Fazit nach Olympia in Rio

"Der Gigantismus ist das Problem"

Feuerwerkskörper erleuchten über dem Stadion Maracana in Rio de Janeiro.
Abschlussfeier der Olympischen Spiele von Rio de Janeiro © pa/dpa
Thomas Wheeler im Gespräch mit Dieter Kassel · 22.08.2016
Es waren mitnichten die traurigsten Olympischen Spiele, wie manch ein Medienvertreter nach Olympia in Rio behauptet, sagt Thomas Wheeler. Die Spiele in Nazi-Deutschland 1936 oder 1972 in München sowie 1996 in Atlanta mit ihren Anschlägen seien sicher trauriger gewesen.
Zu beklagen sei aber, dass bei den ersten Sommerspielen in Südamerika der Funke nicht übergesprungen sei, meinte Sport-Redakteuer Thomas Wheeler im Deutschlandradio Kultur.
"Das hatte mehrere Gründe. Die umfangreiche, aber natürlich berechtigte Doping-Debatte im Vorfeld der Spiele, das wachsende soziale Gefälle in Brasilien und die Gigantomanie des IOC."
In Zukunft müssten sich alle Beteiligten die Frage stellen, so Wheeler, welche Art von Spielen sie wollten. Immer mehr Wettkämpfe und damit aufgeblähtere und unübersichtlichere Spiele - oder Spiele, die eine Nummer kleiner und damit womöglich wieder attraktiver für die Sport-Fans vor Ort und am Fernseher seien.

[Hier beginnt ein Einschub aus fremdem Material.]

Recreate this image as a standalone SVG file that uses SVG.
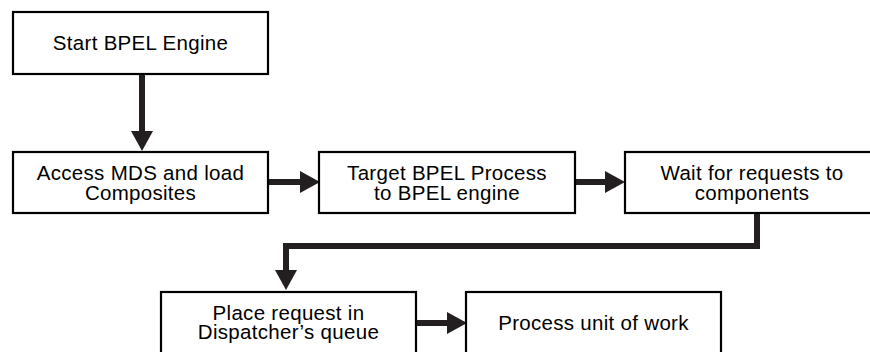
<svg xmlns="http://www.w3.org/2000/svg" width="870" height="352" viewBox="0 0 870 352">
<style>
.box{fill:#fff;stroke:#000;stroke-width:2.2}
.t{font-family:"Liberation Sans",Arial,sans-serif;font-size:20.5px;letter-spacing:0.3px;fill:#000;text-anchor:middle}
.c{fill:none;stroke:#231f20;stroke-width:6;stroke-linejoin:miter}
</style>
<defs>
<marker id="ah" markerUnits="userSpaceOnUse" markerWidth="20" markerHeight="22" viewBox="0 0 20 22" refX="0" refY="11" orient="auto">
<path d="M0,0 L20,11 L0,22 Z" fill="#231f20"/>
</marker>
</defs>
<g id="connectors">
<path class="c" d="M142,74 V131" marker-end="url(#ah)"/>
<path class="c" d="M268,182 H300" marker-end="url(#ah)"/>
<path class="c" d="M575,182 H605" marker-end="url(#ah)"/>
<path class="c" d="M757,213 V246 H286 V270" marker-end="url(#ah)"/>
<path class="c" d="M416,323 H447" marker-end="url(#ah)"/>
</g>
<g id="start">
<rect class="box" x="13" y="12" width="255" height="62"/>
<text class="t" x="140.5" y="50">Start BPEL Engine</text>
</g>
<g id="access">
<rect class="box" x="13" y="152" width="255" height="61"/>
<text class="t" x="140.5" y="180">Access MDS and load</text>
<text class="t" x="140.5" y="199.5">Composites</text>
</g>
<g id="target">
<rect class="box" x="319" y="152" width="256" height="61"/>
<text class="t" x="447" y="180">Target BPEL Process</text>
<text class="t" x="447" y="199.5">to BPEL engine</text>
</g>
<g id="wait">
<rect class="box" x="625" y="152" width="256" height="61"/>
<text class="t" x="752" y="180">Wait for requests to</text>
<text class="t" x="752" y="199.5">components</text>
</g>
<g id="place">
<rect class="box" x="161" y="292" width="255" height="62"/>
<text class="t" x="288.5" y="319.5">Place request in</text>
<text class="t" x="288.5" y="338.5">Dispatcher’s queue</text>
</g>
<g id="process">
<rect class="box" x="466" y="292" width="255" height="62"/>
<text class="t" x="593.5" y="329.5">Process unit of work</text>
</g>
</svg>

Die Kosten müssten reduziert werden - das passiert aber nicht

Wheeler: "Man muss auf jeden Fall etwas lernen: Und zwar dieser Gigantismus insgesamt, was das Wettkampfprogramm angeht, das ist so wahnsinnig groß geworden. 1988 in Seoul, da lagen wir bei knapp 240 Entscheidungen. Mittlerweile sind wir bei 306, und es soll auch noch mal aufgestockt werden. In Tokio 2020 kommen fünf neue Sportarten hinzu. (...) Und auf der anderen Seite muss man natürlich weiter die Kosten reduzieren für solche Veranstaltungen. Und wenn ich dann auf Tokio blicke, die sich ein Olympiastadion hinstellen wollen, das nach momentanen Schätzungen 1,8 Milliarden Euro kosten soll, dann hat man, glaube ich, überhaupt nichts gelernt."
Man müsse auch die Frage stellen, ob das System mit all seinen Auswüchsen - Leistungsnormen, Doping und die Erwartungen der Medien und Zuschauer nach Höchstleistungen - ob das alles miteinander nicht zusammenhänge. Und ob deshalb eben grundsätzlich reformiert werden müsse.

"Es geht den Herren in Lausanne um die Vermehrung der Reichtümer"

Es bestehe jedoch wenig Hoffnung, dass der Veranstalter die Probleme anpacke.
Wheeler: "Nein, denn das IOC ist in erster Linie darauf aus, weiter Geld zu verdienen. Das bekommt man durch die Fernsehrechte. Für den Zyklus Winterspiele 2014 in Sotschi und die Spiele jetzt hier in Rio waren es 3,35 Milliarden Euro, die man durch den Verkauf der TV-Lizenzen eingenommen hat. Das war Einnahmenrekord.
Zwar ist das Wachstum zurückgegangen isgesamt, aber es ist weiter so: Es geht den Herren dort in Lausanne um die Vermehrung der Reichtümer des Internationalen Olympischen Comitees. Und deswegen ist natürlich auch der Korruption Tür und Tor geöffnet."